In this book, Troost tells about his experiences living on the remote islands of Vanuatu (where cannibalism is, it would seem, a fairly recent memory, and kava--ideally processed through the mastication of prepubescent boys--is the foulest-tasting, absolutely best narcotic social lubricant known to man), and more urban squalor in Fiji. (After reading Troost's narrative, I found myself snickering at the man in front of me at the checkout counter at Target who was buying a massive quantity of Fiji brand bottled water).

Even his (lengthy) chapter titles are hilarious. For example, "Chapter 5, in which the author ponders cannibalism and discovers that he just doesn't get it--not at all, cannot get past the icky factor--and so, left to his own devices by his beguiling wife, he decides to seek enlightenment on the island of Malekula, where until recently, within his own lifetime even, they lunched on people."

or "Chapter 8, in which the author travels to the island of Tanna, where he ascends an active volcano; witnesses the extraordinary Nekowiar ceremony, culminating with the slaughter of two hundred pigs; and meets with villagers deep within the forest who live according to the tenets of kastom, which is another word for naked."

I have to admit, I was a little uncomfortable with the title, as obviously tongue-in-cheek as it was.

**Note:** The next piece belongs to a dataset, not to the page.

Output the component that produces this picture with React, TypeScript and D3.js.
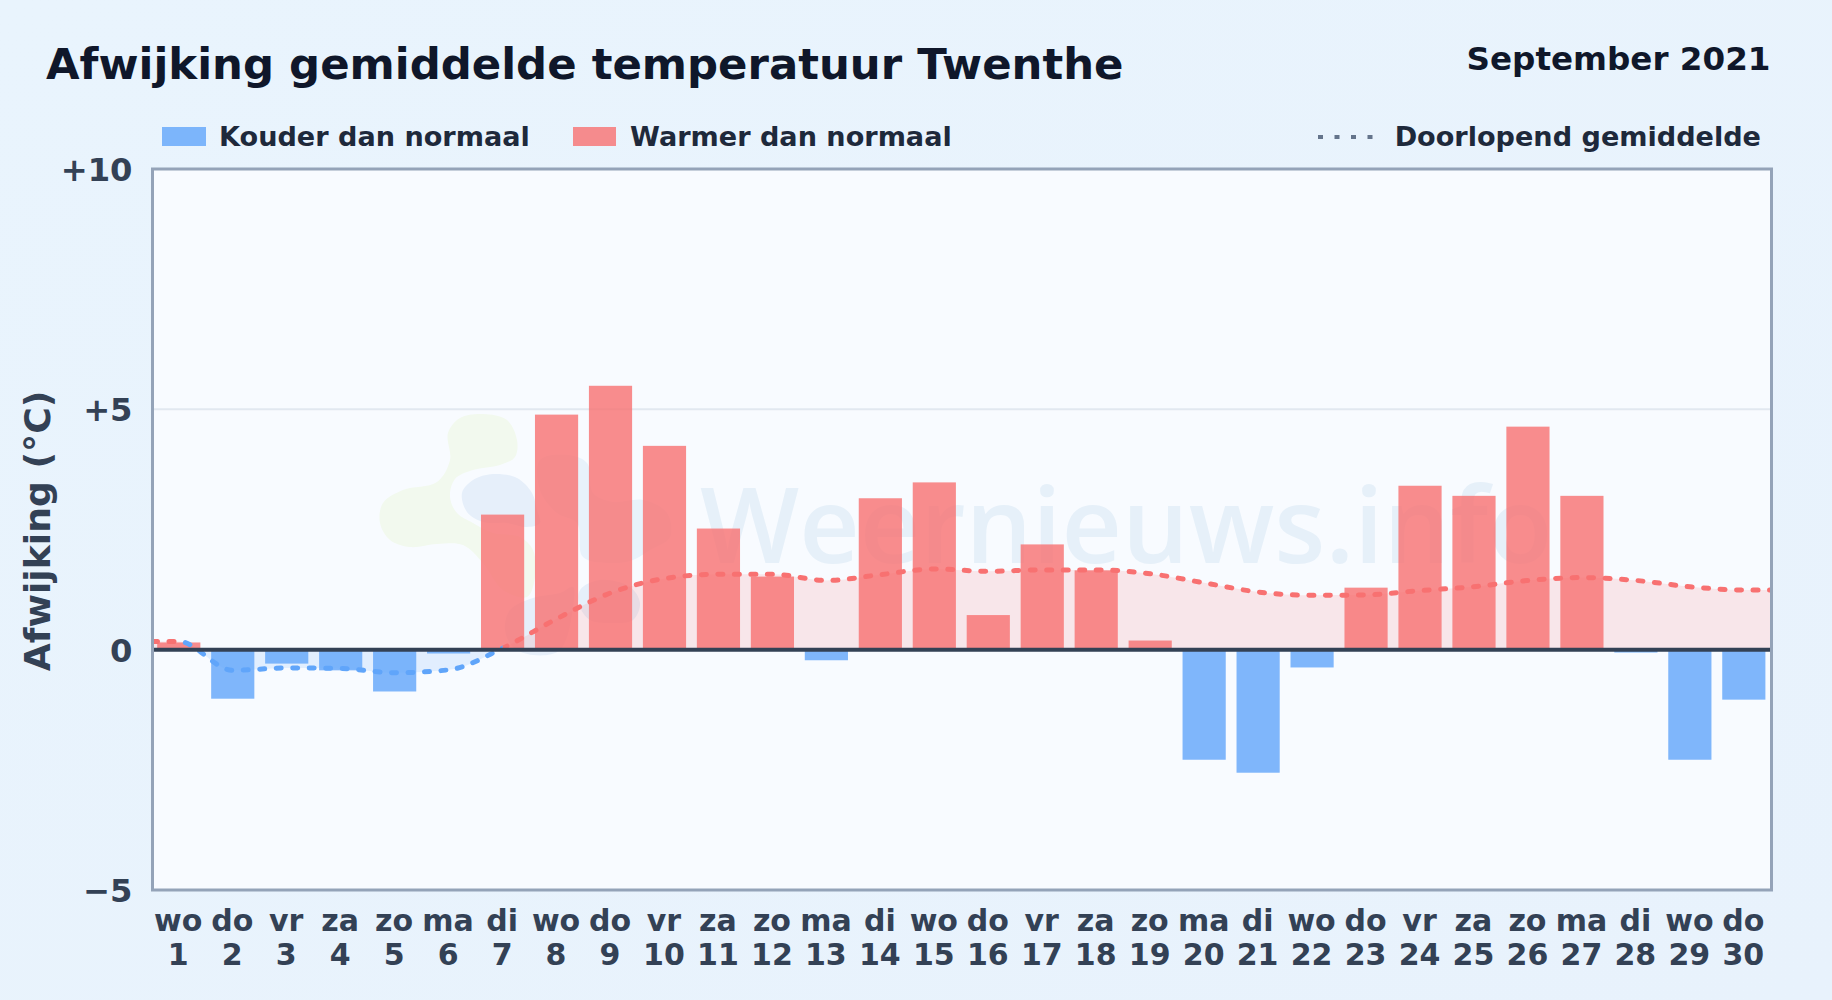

The progressive in me bristled and was ready to take offense at the colonial term "savages." It is true that Troost shows little regard for political correctness in his writing, but he is far from bigoted against the indigenous people of Oceania. In fact, he is much more at ease drinking kava with the Ni-Vanuatu than hanging around with those of European stock, who tended to have eighteenth- or nineteenth-century attitudes towards the locals. (Troost reserves his sharpest ire for French yacht racers. Boy, there's a bunch of savages Captain Cook would have given a wide berth).

I enjoyed Troost's book so much, I plan to read his previous work The Sex Lives of Cannibals, about his earlier South Pacific experiences living on the island of Tarawa. And lucky me! The library has it through eBrary! Hurrah! So if you have to read two books for The Year of Oceania, there's another option for you.

Take a (virtual) kava break and enjoy the book!